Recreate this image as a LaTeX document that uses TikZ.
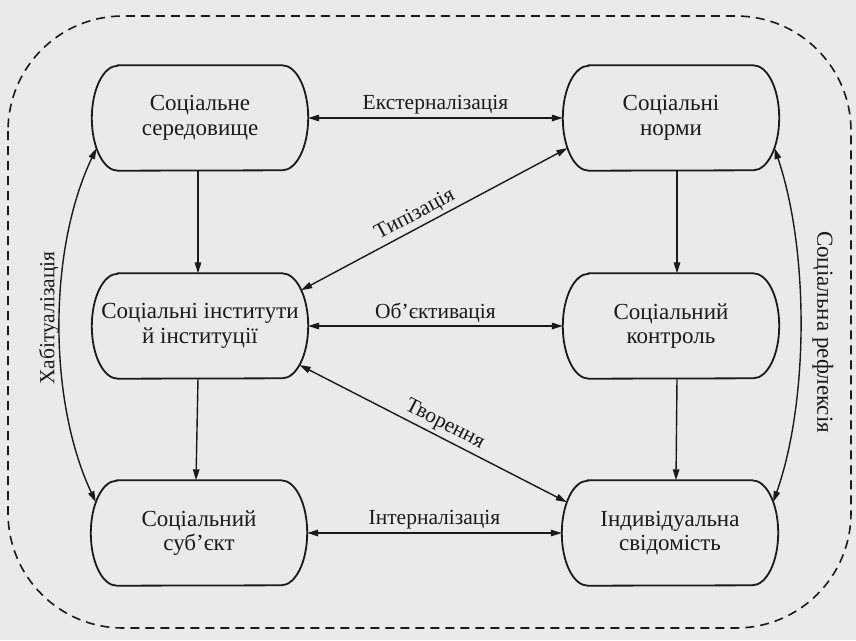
\documentclass[tikz,border=0pt]{standalone}
\usepackage{fontspec}
\setmainfont{Liberation Serif}
\usetikzlibrary{arrows.meta,calc}
\definecolor{ink}{HTML}{1A1A1A}
\definecolor{paper}{HTML}{EAEAEA}
\begin{document}
\begin{tikzpicture}[x=1pt,y=-1pt,
  stadium/.style={rectangle, minimum width=216pt, minimum height=105pt,
    inner sep=0pt, align=center, text=ink, font=\fontsize{23}{24.5}\selectfont},
  outline/.style={line width=1.8pt, draw=ink},
  tip/.tip={Triangle[length=11pt,width=6.5pt]},
  link/.style={line width=1.4pt, draw=ink, tip-tip},
  flow/.style={line width=1.4pt, draw=ink, -tip},
  lbl/.style={font=\fontsize{21.5}{24}\selectfont, text=ink, inner sep=3pt},
  frame/.style={line width=1.6pt, dash pattern=on 9pt off 6pt, draw=ink}
]
\fill[paper] (0,0) rectangle (856,640);
\useasboundingbox (0,0) rectangle (856,640);

% outer dashed boundary
\draw[frame, rounded corners=115pt] (8,16) rectangle (851,628);

% the six blocks
\node[stadium] (A) at (200,118) {Соціальне\\середовище};
\node[stadium] (B) at (671,118) {Соціальні\\норми};
\node[stadium] (C) at (200,326) {Соціальні інститути\\й інституції};
\node[stadium] (D) at (671,326) {Соціальний\\контроль};
\node[stadium] (E) at (199,533) {Соціальний\\суб’єкт};
\node[stadium] (F) at (670,533) {Індивідуальна\\свідомість};

% block outlines with half-elliptic ends
\foreach \n in {A,B,C,D,E,F}
  \draw[outline] ([xshift=26pt]\n.north west) -- ([xshift=-26pt]\n.north east)
    arc[start angle=90,end angle=-90,x radius=26pt,y radius=52.5pt]
    -- ([xshift=26pt]\n.south west)
    arc[start angle=270,end angle=90,x radius=26pt,y radius=52.5pt] -- cycle;

% points on the curved ends
\coordinate (Aw) at ($([xshift=26pt]A.west)+(215:26pt and 52.5pt)$);
\coordinate (Ew) at ($([xshift=26pt]E.west)+(144:26pt and 52.5pt)$);
\coordinate (Be) at ($([xshift=-26pt]B.east)+(-35:26pt and 52.5pt)$);
\coordinate (Fe) at ($([xshift=-26pt]F.east)+(36:26pt and 52.5pt)$);
\coordinate (Cne) at ($([xshift=-26pt]C.east)+(43:26pt and 52.5pt)$);
\coordinate (Bsw) at ($([xshift=26pt]B.west)+(215:26pt and 52.5pt)$);
\coordinate (Cse) at ($([xshift=-26pt]C.east)+(-48:26pt and 52.5pt)$);
\coordinate (Fnw) at ($([xshift=26pt]F.west)+(144:26pt and 52.5pt)$);

% horizontal links
\draw[link] (A.east) -- node[lbl, above] {Екстерналізація} (B.west);
\draw[link] (C.east) -- node[lbl, above] {Об’єктивація} (D.west);
\draw[link] (E.east) -- node[lbl, above] {Інтерналізація} (F.west);

% vertical flows
\draw[flow] ([xshift=-2pt]A.south) -- ([xshift=-2pt]C.north);
\draw[flow] ([xshift=-2pt]C.south) -- ([xshift=-3pt]E.north);
\draw[flow] ([xshift=6pt]B.south) -- ([xshift=6pt]D.north);
\draw[flow] ([xshift=6pt]D.south) -- ([xshift=6pt]F.north);

% diagonals
\draw[link] (Cne) -- node[lbl, pos=0.45, sloped, above] {Типізація} (Bsw);
\draw[link] (Cse) -- node[lbl, pos=0.52, sloped, above] {Творення} (Fnw);

% side arcs and their labels
\draw[link] (Ew) .. controls (48,400) and (48,250) .. (Aw);
\node[lbl, rotate=90] (hab) at (49,318) {Хабітуалізація};
\draw[link] (Be) .. controls (809,250) and (809,400) .. (Fe);
\node[lbl, rotate=-90, font=\fontsize{23}{24}\selectfont] (refl) at (823,332) {Соціальна рефлексія};
\end{tikzpicture}
\end{document}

□ □ □

-- Exercise prompt --
Set down the material above as is, without any pictures.

-- Task output --
Recreate this image as a LaTeX document that uses TikZ.
\documentclass[tikz,border=0pt]{standalone}
\usepackage{fontspec}
\setmainfont{Liberation Serif}
\usetikzlibrary{arrows.meta,calc}
\definecolor{ink}{HTML}{1A1A1A}
\definecolor{paper}{HTML}{EAEAEA}
\begin{document}
\begin{tikzpicture}[x=1pt,y=-1pt,
  stadium/.style={rectangle, minimum width=216pt, minimum height=105pt,
    inner sep=0pt, align=center, text=ink, font=\fontsize{23}{24.5}\selectfont},
  outline/.style={line width=1.8pt, draw=ink},
  tip/.tip={Triangle[length=11pt,width=6.5pt]},
  link/.style={line width=1.4pt, draw=ink, tip-tip},
  flow/.style={line width=1.4pt, draw=ink, -tip},
  lbl/.style={font=\fontsize{21.5}{24}\selectfont, text=ink, inner sep=3pt},
  frame/.style={line width=1.6pt, dash pattern=on 9pt off 6pt, draw=ink}
]
\fill[paper] (0,0) rectangle (856,640);
\useasboundingbox (0,0) rectangle (856,640);

% outer dashed boundary
\draw[frame, rounded corners=115pt] (8,16) rectangle (851,628);

% the six blocks
\node[stadium] (A) at (200,118) {Соціальне\\середовище};
\node[stadium] (B) at (671,118) {Соціальні\\норми};
\node[stadium] (C) at (200,326) {Соціальні інститути\\й інституції};
\node[stadium] (D) at (671,326) {Соціальний\\контроль};
\node[stadium] (E) at (199,533) {Соціальний\\суб’єкт};
\node[stadium] (F) at (670,533) {Індивідуальна\\свідомість};

% block outlines with half-elliptic ends
\foreach \n in {A,B,C,D,E,F}
  \draw[outline] ([xshift=26pt]\n.north west) -- ([xshift=-26pt]\n.north east)
    arc[start angle=90,end angle=-90,x radius=26pt,y radius=52.5pt]
    -- ([xshift=26pt]\n.south west)
    arc[start angle=270,end angle=90,x radius=26pt,y radius=52.5pt] -- cycle;

% points on the curved ends
\coordinate (Aw) at ($([xshift=26pt]A.west)+(215:26pt and 52.5pt)$);
\coordinate (Ew) at ($([xshift=26pt]E.west)+(144:26pt and 52.5pt)$);
\coordinate (Be) at ($([xshift=-26pt]B.east)+(-35:26pt and 52.5pt)$);
\coordinate (Fe) at ($([xshift=-26pt]F.east)+(36:26pt and 52.5pt)$);
\coordinate (Cne) at ($([xshift=-26pt]C.east)+(43:26pt and 52.5pt)$);
\coordinate (Bsw) at ($([xshift=26pt]B.west)+(215:26pt and 52.5pt)$);
\coordinate (Cse) at ($([xshift=-26pt]C.east)+(-48:26pt and 52.5pt)$);
\coordinate (Fnw) at ($([xshift=26pt]F.west)+(144:26pt and 52.5pt)$);

% horizontal links
\draw[link] (A.east) -- node[lbl, above] {Екстерналізація} (B.west);
\draw[link] (C.east) -- node[lbl, above] {Об’єктивація} (D.west);
\draw[link] (E.east) -- node[lbl, above] {Інтерналізація} (F.west);

% vertical flows
\draw[flow] ([xshift=-2pt]A.south) -- ([xshift=-2pt]C.north);
\draw[flow] ([xshift=-2pt]C.south) -- ([xshift=-3pt]E.north);
\draw[flow] ([xshift=6pt]B.south) -- ([xshift=6pt]D.north);
\draw[flow] ([xshift=6pt]D.south) -- ([xshift=6pt]F.north);

% diagonals
\draw[link] (Cne) -- node[lbl, pos=0.45, sloped, above] {Типізація} (Bsw);
\draw[link] (Cse) -- node[lbl, pos=0.52, sloped, above] {Творення} (Fnw);

% side arcs and their labels
\draw[link] (Ew) .. controls (48,400) and (48,250) .. (Aw);
\node[lbl, rotate=90] (hab) at (49,318) {Хабітуалізація};
\draw[link] (Be) .. controls (809,250) and (809,400) .. (Fe);
\node[lbl, rotate=-90, font=\fontsize{23}{24}\selectfont] (refl) at (823,332) {Соціальна рефлексія};
\end{tikzpicture}
\end{document}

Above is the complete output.